Oh, no, that’s the wrong side!

Like this!

(Sorry about the odd colors, I threw this together quick)

1 Like

Don’t worry, I understood what you were saying :stuck_out_tongue: It’s a pretty good solution, I just personally think that it’ll make every Toa look like Gali from the front.

It’s just that in addition to being incompatible with Nuva builds, the front-ball method is also incompatible with what I’m ultimately going to try to use for neck articulation, linked below:

If you take a look at the neck area, there’s pretty much no way that I’m gonna be able to apply that solution from the front unfortunately.

On an unrelated note, what’s the stuff in the hips of your Toa torso for (the technic piece and the two 3L axles holding it in place)?

(edited to be less unintentionally aggressive?)

Alright, just figured I’d offer my solution.

Also, this is the piece you were asking about:


It’s a bit tight, but not an illegal connection.

1 Like

Bit of an update I guess; the parts came in, and I started modifying the Toa.

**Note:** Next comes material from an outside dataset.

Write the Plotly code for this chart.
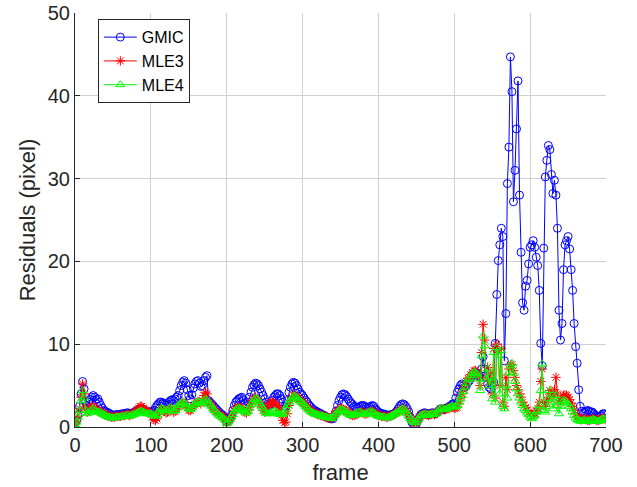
import plotly.graph_objects as go

frames = list(range(0, 701, 2))

gmic = [
    0.5, 0.8, 1.5, 2.5, 4.0, 5.5, 4.6, 3.0, 2.6, 3.0,
    3.3, 3.6, 3.8, 3.6, 3.3, 3.4, 3.0, 2.6, 2.3, 2.0,
    1.9, 1.8, 1.7, 1.6, 1.5, 1.4, 1.4, 1.5, 1.5, 1.5,
    1.5, 1.6, 1.6, 1.6, 1.7, 1.7, 1.6, 1.6, 1.7, 1.8,
    1.9, 2.0, 2.1, 2.2, 2.2, 2.1, 2.0, 1.9, 1.8, 1.8,
    1.8, 1.9, 2.0, 2.3, 2.6, 2.8, 3.0, 3.0, 2.9, 2.8,
    2.7, 2.8, 3.0, 3.2, 3.3, 3.2, 3.4, 3.6, 3.8, 4.4,
    5.0, 5.4, 5.6, 5.3, 4.5, 3.8, 3.4, 3.9, 4.7, 5.2,
    5.5, 5.6, 5.3, 4.9, 5.0, 5.6, 6.0, 6.2, 3.2, 3.0,
    2.8, 2.6, 2.4, 2.2, 2.0, 1.8, 1.6, 1.5, 1.3, 1.1,
    0.6, 0.8, 1.0, 1.4, 2.0, 2.6, 3.0, 3.2, 3.4, 3.5,
    3.6, 3.3, 2.8, 2.6, 3.0, 3.6, 4.2, 4.8, 5.1, 5.3,
    5.2, 5.0, 4.6, 4.2, 3.8, 3.4, 3.0, 2.8, 2.6, 2.8,
    3.2, 3.6, 3.8, 4.0, 4.0, 3.8, 3.4, 3.0, 2.5, 2.4,
    3.2, 4.2, 4.8, 5.2, 5.4, 5.3, 5.0, 4.6, 4.2, 4.0,
    3.8, 3.5, 3.2, 3.0, 2.7, 2.5, 2.3, 2.1, 2.0, 1.9,
    1.8, 1.7, 1.6, 1.5, 1.4, 1.3, 1.2, 1.1, 1.0, 1.0,
    1.0, 1.4, 1.9, 2.6, 3.2, 3.6, 3.9, 4.0, 3.9, 3.7,
    3.4, 3.1, 2.9, 2.7, 2.5, 2.4, 2.3, 2.4, 2.5, 2.6,
    2.6, 2.5, 2.4, 2.3, 2.4, 2.5, 2.6, 2.5, 2.2, 2.0,
    1.8, 1.7, 1.6, 1.6, 1.5, 1.5, 1.4, 1.4, 1.5, 1.5,
    1.6, 1.7, 1.9, 2.2, 2.5, 2.7, 2.8, 2.7, 2.5, 2.2,
    1.8, 1.2, 0.6, 0.3, 0.2, 0.4, 0.8, 1.2, 1.5, 1.6,
    1.7, 1.7, 1.6, 1.5, 1.6, 1.7, 1.7, 1.6, 1.7, 1.8,
    2.0, 2.2, 2.2, 2.1, 2.2, 2.3, 2.4, 2.5, 2.6, 2.8,
    2.8, 3.5, 4.2, 4.6, 5.0, 5.2, 5.0, 4.8, 5.0, 5.4,
    5.6, 6.0, 6.3, 6.5, 6.6, 6.5, 6.2, 6.0, 7.0, 8.5,
    7.0, 6.0, 5.2, 4.8, 4.6, 5.0, 5.4, 10.1, 16.0, 20.1,
    22.0, 24.0, 23.0, 8.0, 13.7, 29.4, 33.8, 44.7, 40.5, 27.2,
    31.0, 36.0, 41.8, 28.0, 21.1, 15.0, 14.1, 17.0, 17.7, 19.7,
    21.7, 22.0, 22.5, 21.7, 20.5, 19.5, 16.5, 10.1, 7.4, 21.6,
    30.2, 32.2, 34.0, 33.5, 30.5, 28.2, 29.8, 28.0, 24.0, 14.1,
    10.5, 12.5, 19.0, 22.0, 22.5, 23.0, 21.5, 19.0, 16.5, 12.5,
    9.7, 7.7, 4.5, 2.5, 1.9, 1.7, 1.8, 1.9, 2.0, 1.9,
    1.8, 1.8, 1.6, 1.4, 1.3, 1.2, 1.3, 1.4, 1.6, 1.6,
    1.4,
]

mle3 = [
    0.4, 0.7, 1.3, 2.2, 3.6, 5.2, 4.0, 2.4, 1.8, 2.0,
    2.2, 2.4, 2.5, 2.3, 2.1, 2.0, 1.9, 1.8, 1.7, 1.6,
    1.5, 1.4, 1.3, 1.3, 1.2, 1.2, 1.2, 1.3, 1.3, 1.3,
    1.3, 1.4, 1.4, 1.4, 1.5, 1.5, 1.4, 1.5, 1.6, 1.7,
    1.9, 2.1, 2.3, 2.5, 2.5, 2.3, 2.1, 2.0, 1.8, 1.8,
    1.6, 1.2, 0.9, 0.8, 1.0, 1.5, 2.0, 2.2, 2.1, 1.9,
    1.7, 1.8, 2.0, 2.2, 2.1, 1.8, 1.9, 2.1, 2.4, 2.6,
    2.8, 3.0, 2.9, 2.6, 2.3, 2.0, 2.0, 2.2, 2.5, 2.7,
    2.9, 3.1, 3.0, 2.8, 3.2, 3.8, 4.2, 4.0, 3.0, 2.8,
    2.6, 2.3, 2.1, 1.9, 1.7, 1.5, 1.4, 1.3, 1.2, 1.0,
    0.5, 0.7, 0.9, 1.2, 1.6, 2.0, 2.2, 2.4, 2.4, 2.3,
    2.2, 2.0, 1.8, 1.7, 2.0, 2.4, 2.8, 3.2, 3.4, 3.6,
    3.4, 3.1, 2.8, 2.4, 2.0, 1.8, 1.9, 2.4, 2.8, 3.0,
    3.0, 2.9, 2.8, 2.6, 2.4, 2.0, 1.4, 0.8, 0.5, 0.6,
    1.6, 2.6, 3.2, 3.6, 3.8, 3.8, 3.6, 3.5, 3.3, 3.1,
    3.0, 2.8, 2.6, 2.4, 2.2, 2.0, 1.9, 1.8, 1.7, 1.6,
    1.5, 1.5, 1.4, 1.4, 1.3, 1.2, 1.2, 1.1, 1.1, 1.0,
    1.2, 1.5, 1.7, 1.9, 2.1, 2.2, 2.2, 2.1, 2.0, 1.9,
    1.8, 1.6, 1.5, 1.4, 1.4, 1.5, 1.6, 1.7, 1.8, 1.8,
    1.7, 1.6, 1.6, 1.7, 1.8, 1.9, 1.9, 1.8, 1.6, 1.5,
    1.4, 1.4, 1.3, 1.3, 1.3, 1.2, 1.2, 1.3, 1.3, 1.4,
    1.5, 1.6, 1.7, 1.8, 2.0, 2.1, 2.2, 2.1, 1.9, 1.7,
    1.4, 1.1, 0.8, 0.6, 0.5, 0.6, 0.9, 1.2, 1.4, 1.5,
    1.5, 1.6, 1.5, 1.4, 1.5, 1.6, 1.6, 1.5, 1.6, 1.8,
    2.0, 2.2, 2.2, 2.1, 2.1, 2.2, 2.3, 2.3, 2.4, 2.4,
    2.3, 2.3, 2.4, 2.8, 3.4, 4.0, 4.5, 5.0, 5.5, 5.9,
    6.0, 6.3, 6.6, 6.8, 6.8, 6.6, 6.0, 5.0, 9.0, 12.4,
    10.5, 6.0, 7.2, 5.5, 6.5, 4.0, 9.5, 3.5, 10.0, 9.0,
    5.0, 9.5, 3.0, 2.5, 6.0, 4.5, 7.0, 7.5, 7.5, 6.8,
    6.0, 5.0, 4.5, 4.0, 3.6, 3.0, 2.6, 2.4, 2.0, 1.8,
    1.5, 1.3, 1.4, 1.6, 2.0, 2.2, 3.0, 5.5, 7.0, 3.0,
    2.5, 3.0, 3.6, 4.4, 4.0, 3.6, 4.5, 6.0, 4.0, 3.0,
    3.2, 3.5, 3.8, 3.9, 3.8, 3.6, 3.3, 2.9, 2.5, 2.0,
    1.6, 1.2, 1.0, 0.9, 0.9, 1.0, 1.0, 0.9, 0.8, 0.8,
    0.9, 1.0, 1.0, 0.9, 0.8, 0.8, 0.9, 1.0, 1.1, 1.0,
    0.9,
]

mle4 = [
    0.3, 0.6, 1.2, 2.0, 3.2, 4.4, 3.5, 2.0, 1.6, 1.7,
    1.9, 2.1, 2.2, 2.0, 1.9, 1.8, 1.8, 1.7, 1.6, 1.5,
    1.4, 1.3, 1.2, 1.2, 1.1, 1.1, 1.1, 1.2, 1.2, 1.2,
    1.2, 1.3, 1.3, 1.3, 1.4, 1.4, 1.3, 1.4, 1.5, 1.5,
    1.6, 1.7, 1.8, 1.9, 1.9, 1.8, 1.7, 1.6, 1.6, 1.6,
    1.6, 1.5, 1.4, 1.3, 1.5, 1.8, 2.1, 2.3, 2.2, 2.0,
    1.8, 2.0, 2.2, 2.4, 2.2, 1.9, 2.0, 2.3, 2.6, 2.8,
    2.9, 3.0, 2.9, 2.7, 2.4, 2.2, 2.1, 2.3, 2.6, 2.8,
    2.9, 3.1, 3.0, 2.8, 3.0, 3.2, 3.4, 3.2, 2.9, 2.7,
    2.5, 2.2, 2.0, 1.8, 1.6, 1.4, 1.3, 1.2, 1.0, 0.8,
    0.4, 0.6, 0.9, 1.2, 1.5, 1.9, 2.1, 2.2, 2.3, 2.2,
    2.1, 2.0, 1.8, 1.7, 1.9, 2.3, 2.7, 3.0, 3.3, 3.5,
    3.4, 3.1, 2.8, 2.5, 2.2, 1.9, 1.7, 1.6, 1.6, 1.7,
    1.8, 1.9, 1.9, 1.8, 1.6, 1.5, 1.5, 1.6, 1.8, 2.2,
    2.6, 3.0, 3.3, 3.5, 3.7, 3.7, 3.6, 3.4, 3.2, 3.0,
    2.9, 2.7, 2.5, 2.3, 2.1, 1.9, 1.8, 1.7, 1.6, 1.5,
    1.5, 1.4, 1.4, 1.3, 1.3, 1.2, 1.2, 1.1, 1.1, 1.0,
    1.2, 1.4, 1.6, 1.8, 2.0, 2.1, 2.1, 2.0, 1.9, 1.8,
    1.6, 1.5, 1.4, 1.4, 1.5, 1.6, 1.7, 1.8, 1.8, 1.7,
    1.6, 1.5, 1.6, 1.7, 1.8, 1.9, 1.8, 1.7, 1.5, 1.4,
    1.3, 1.3, 1.2, 1.2, 1.2, 1.1, 1.1, 1.2, 1.3, 1.4,
    1.5, 1.6, 1.7, 1.8, 2.0, 2.1, 2.2, 2.1, 1.9, 1.6,
    1.3, 1.0, 0.8, 0.6, 0.5, 0.6, 0.9, 1.2, 1.4, 1.5,
    1.5, 1.6, 1.5, 1.4, 1.5, 1.6, 1.6, 1.5, 1.6, 1.9,
    2.1, 2.3, 2.3, 2.1, 2.1, 2.2, 2.3, 2.4, 2.5, 2.5,
    2.4, 2.5, 2.6, 3.0, 3.4, 3.8, 4.3, 4.8, 5.3, 5.7,
    5.9, 6.2, 6.5, 6.6, 6.6, 6.4, 5.8, 4.4, 8.6, 11.0,
    9.8, 5.8, 7.0, 5.0, 6.0, 3.4, 9.0, 3.0, 9.6, 8.6,
    4.0, 9.2, 2.5, 2.2, 5.0, 3.5, 6.6, 7.4, 7.7, 6.5,
    5.5, 4.6, 4.0, 3.5, 3.0, 2.6, 2.2, 2.0, 1.7, 1.5,
    1.2, 1.0, 1.2, 1.4, 1.8, 2.0, 2.6, 4.4, 7.6, 2.0,
    1.8, 2.5, 3.4, 4.4, 3.0, 2.2, 3.5, 3.8, 2.6, 1.6,
    2.5, 3.0, 3.2, 3.2, 3.0, 2.8, 2.5, 2.2, 1.8, 1.4,
    1.1, 0.9, 0.8, 0.7, 0.7, 0.8, 0.8, 0.7, 0.7, 0.7,
    0.8, 0.9, 0.9, 0.8, 0.7, 0.7, 0.8, 0.9, 1.0, 1.0,
    0.8,
]

series_names = ["GMIC", "MLE3", "MLE4"]
x_tick_vals = [0, 100, 200, 300, 400, 500, 600, 700]
y_tick_vals = [0, 10, 20, 30, 40, 50]
x_title = "frame"
y_title = "Residuals (pixel)"

styles = [
    dict(color="#0000FF", symbol="circle-open", size=8),
    dict(color="#FF0000", symbol="asterisk-open", size=8),
    dict(color="#00FF00", symbol="triangle-up-open", size=8),
]

fig = go.Figure()
for name, ys, st in zip(series_names, [gmic, mle3, mle4], styles):
    fig.add_trace(go.Scatter(
        x=frames, y=ys, name=name, mode="lines+markers",
        line=dict(color=st["color"], width=1),
        marker=dict(symbol=st["symbol"], size=st["size"], color=st["color"],
                    line=dict(color=st["color"], width=1)),
    ))

FONT = "Liberation Sans, Arial, sans-serif"
axis_font = dict(family=FONT, size=20, color="#262626")
title_font = dict(family=FONT, size=22, color="#262626")

fig.update_layout(
    width=637, height=487,
    margin=dict(l=75, r=31, t=13, b=60),
    paper_bgcolor="white", plot_bgcolor="white",
    font=dict(family=FONT, color="#262626"),
    showlegend=True,
    legend=dict(
        x=0.043, y=0.985, xanchor="left", yanchor="top",
        bgcolor="white", bordercolor="#262626", borderwidth=1,
        font=dict(family=FONT, size=16, color="black"),
        tracegroupgap=0, itemwidth=33,
    ),
)
fig.update_xaxes(
    range=[0, 700], tickvals=x_tick_vals, ticks="inside", ticklen=5,
    tickcolor="#262626", showline=True, linecolor="#262626", linewidth=1,
    mirror=False, showgrid=True, gridcolor="#d0d0d0", gridwidth=1,
    zeroline=False, tickfont=axis_font, automargin=False,
    ticklabeloverflow="allow",
    title=dict(text=x_title, font=title_font, standoff=9),
)
fig.update_yaxes(
    range=[0, 50], tickvals=y_tick_vals, ticks="inside", ticklen=5,
    tickcolor="#262626", showline=True, linecolor="#262626", linewidth=1,
    mirror=False, showgrid=True, gridcolor="#d0d0d0", gridwidth=1,
    zeroline=False, tickfont=axis_font, automargin=False,
    ticklabeloverflow="allow",
    title=dict(text=y_title, font=title_font, standoff=6),
)

fig.write_html(
    "out.html",
    config={"displayModeBar": False},
    post_script="document.body.style.margin='0';document.body.style.overflow='hidden';",
)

Images are a little rough, but results were pretty good!

Here’s Tahu posing with newfound flexibility in his neck and legs.

Pohatu’s going for a running start; I put two 2L cut rigid hoses in his shoulders for some articulation.

Fire vs Ice.

Rigid hose friction’s not too terrible overall, but trying to get them to go too far can make them fall over.

Takanuva gymnastics.

One thing I should’ve done earlier than I did was cut the hoses with a sharp knife instead of using old scissors :grimacing: Some of the ends of the hoses I cut turned out a little iffy visually; they’re still functionally fine though and grip the “hand” piece fine, it’s just kinda questionable looking if you look up close.

Overall, I’m pretty happy with how this turned out; gear function is retained, but is limited using black ball friction on the back. Neck articulation isn’t perfect, but does offer permanence while rigid hoses for necks previously tended to bend back towards a straight shape. Waist/hips was the main highlight, and though not perfect (as stated already), resulted in a pretty satisfactory results.

So, I guess I kinda just… answered my own question?